- Prompt -
Exact reproduction of the data is required, with images excluded.

──────── Supplied data

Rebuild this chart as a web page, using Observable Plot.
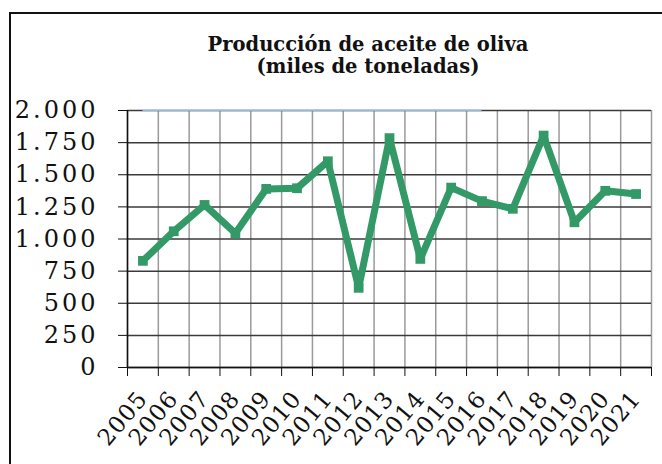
<!DOCTYPE html>
<html>
<head>
<meta charset="utf-8">
<script src="https://cdn.jsdelivr.net/npm/d3@7"></script>
<script src="https://cdn.jsdelivr.net/npm/@observablehq/plot@0.6"></script>
<style>
  html, body { margin: 0; padding: 0; background: #fff; }
  #wrap { position: relative; width: 662px; height: 464px; overflow: hidden; background: #fff; }
  #border { position: absolute; left: 9px; top: 12px; width: 700px; height: 520px; border-left: 2.5px solid #111; border-top: 2.5px solid #111; }
  #title { position: absolute; left: 168px; top: 34px; width: 400px; text-align: center;
           font-family: "DejaVu Serif", serif; font-weight: bold; font-size: 19.5px; line-height: 22px; color: #111; }
  #chart { position: absolute; left: 0; top: 0; }
  #chart g[aria-label="y-axis tick label"] text { letter-spacing: 3px; }
  #chart g[aria-label="x-axis tick label"] text { letter-spacing: 1px; }
</style>
</head>
<body>
<div id="wrap">
  <div id="border"></div>
  <div id="title">Producción de aceite de oliva<br>(miles de toneladas)</div>
  <div id="chart"></div>
</div>
<script>
const years = [2005, 2006, 2007, 2008, 2009, 2010, 2011, 2012, 2013, 2014, 2015, 2016, 2017, 2018, 2019, 2020, 2021];
const production = [830, 1060, 1265, 1045, 1390, 1395, 1605, 620, 1785, 845, 1400, 1295, 1235, 1805, 1130, 1375, 1350];
const yTicks = [0, 250, 500, 750, 1000, 1250, 1500, 1750, 2000];

const green = "#339966";
const esFmt = d3.formatLocale({decimal: ",", thousands: ".", grouping: [3], currency: ["", " €"]}).format(",");
const bounds = [...years.map(y => y - 0.5), years[years.length - 1] + 0.5];
const data = years.map((y, i) => ({year: y, value: production[i]}));

const chart = Plot.plot({
  width: 662,
  height: 464,
  marginLeft: 127,
  marginRight: 11,
  marginTop: 110,
  marginBottom: 97,
  x: {type: "linear", domain: [bounds[0], bounds[bounds.length - 1]]},
  y: {domain: [0, 2000]},
  style: {fontFamily: "DejaVu Serif", background: "transparent", color: "#111", overflow: "visible"},
  marks: [
    Plot.ruleX(bounds, {stroke: "#9a9a9a", strokeWidth: 1.5}),
    Plot.ruleY(yTicks, {stroke: "#3a3a3a", strokeWidth: 1.5}),
    Plot.ruleY([2000], {x1: years[0], x2: 2016, stroke: "#8cbbea", strokeWidth: 1.5}),
    Plot.ruleX([bounds[0]], {stroke: "#111", strokeWidth: 1.5}),
    Plot.ruleY([0], {stroke: "#111", strokeWidth: 1.5}),
    Plot.axisY({ticks: yTicks, tickFormat: esFmt, tickSize: 9, tickPadding: 20, fontSize: 24, label: null}),
    Plot.axisX({ticks: bounds, tickFormat: () => "", tickSize: 9, label: null}),
    Plot.axisX({ticks: years, tickFormat: d => String(d), tickSize: 0, tickPadding: 27, tickRotate: -50, fontSize: 23, label: null}),
    Plot.line(data, {x: "year", y: "value", stroke: green, strokeWidth: 7, strokeLinejoin: "miter"}),
    Plot.dot(data, {x: "year", y: "value", symbol: "square", r: 5.5, fill: green, stroke: "none"})
  ]
});
document.getElementById("chart").appendChild(chart);
</script>
</body>
</html>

────────────────

- Output of the exercise -
Rebuild this chart as a web page, using Observable Plot.
<!DOCTYPE html>
<html>
<head>
<meta charset="utf-8">
<script src="https://cdn.jsdelivr.net/npm/d3@7"></script>
<script src="https://cdn.jsdelivr.net/npm/@observablehq/plot@0.6"></script>
<style>
  html, body { margin: 0; padding: 0; background: #fff; }
  #wrap { position: relative; width: 662px; height: 464px; overflow: hidden; background: #fff; }
  #border { position: absolute; left: 9px; top: 12px; width: 700px; height: 520px; border-left: 2.5px solid #111; border-top: 2.5px solid #111; }
  #title { position: absolute; left: 168px; top: 34px; width: 400px; text-align: center;
           font-family: "DejaVu Serif", serif; font-weight: bold; font-size: 19.5px; line-height: 22px; color: #111; }
  #chart { position: absolute; left: 0; top: 0; }
  #chart g[aria-label="y-axis tick label"] text { letter-spacing: 3px; }
  #chart g[aria-label="x-axis tick label"] text { letter-spacing: 1px; }
</style>
</head>
<body>
<div id="wrap">
  <div id="border"></div>
  <div id="title">Producción de aceite de oliva<br>(miles de toneladas)</div>
  <div id="chart"></div>
</div>
<script>
const years = [2005, 2006, 2007, 2008, 2009, 2010, 2011, 2012, 2013, 2014, 2015, 2016, 2017, 2018, 2019, 2020, 2021];
const production = [830, 1060, 1265, 1045, 1390, 1395, 1605, 620, 1785, 845, 1400, 1295, 1235, 1805, 1130, 1375, 1350];
const yTicks = [0, 250, 500, 750, 1000, 1250, 1500, 1750, 2000];

const green = "#339966";
const esFmt = d3.formatLocale({decimal: ",", thousands: ".", grouping: [3], currency: ["", " €"]}).format(",");
const bounds = [...years.map(y => y - 0.5), years[years.length - 1] + 0.5];
const data = years.map((y, i) => ({year: y, value: production[i]}));

const chart = Plot.plot({
  width: 662,
  height: 464,
  marginLeft: 127,
  marginRight: 11,
  marginTop: 110,
  marginBottom: 97,
  x: {type: "linear", domain: [bounds[0], bounds[bounds.length - 1]]},
  y: {domain: [0, 2000]},
  style: {fontFamily: "DejaVu Serif", background: "transparent", color: "#111", overflow: "visible"},
  marks: [
    Plot.ruleX(bounds, {stroke: "#9a9a9a", strokeWidth: 1.5}),
    Plot.ruleY(yTicks, {stroke: "#3a3a3a", strokeWidth: 1.5}),
    Plot.ruleY([2000], {x1: years[0], x2: 2016, stroke: "#8cbbea", strokeWidth: 1.5}),
    Plot.ruleX([bounds[0]], {stroke: "#111", strokeWidth: 1.5}),
    Plot.ruleY([0], {stroke: "#111", strokeWidth: 1.5}),
    Plot.axisY({ticks: yTicks, tickFormat: esFmt, tickSize: 9, tickPadding: 20, fontSize: 24, label: null}),
    Plot.axisX({ticks: bounds, tickFormat: () => "", tickSize: 9, label: null}),
    Plot.axisX({ticks: years, tickFormat: d => String(d), tickSize: 0, tickPadding: 27, tickRotate: -50, fontSize: 23, label: null}),
    Plot.line(data, {x: "year", y: "value", stroke: green, strokeWidth: 7, strokeLinejoin: "miter"}),
    Plot.dot(data, {x: "year", y: "value", symbol: "square", r: 5.5, fill: green, stroke: "none"})
  ]
});
document.getElementById("chart").appendChild(chart);
</script>
</body>
</html>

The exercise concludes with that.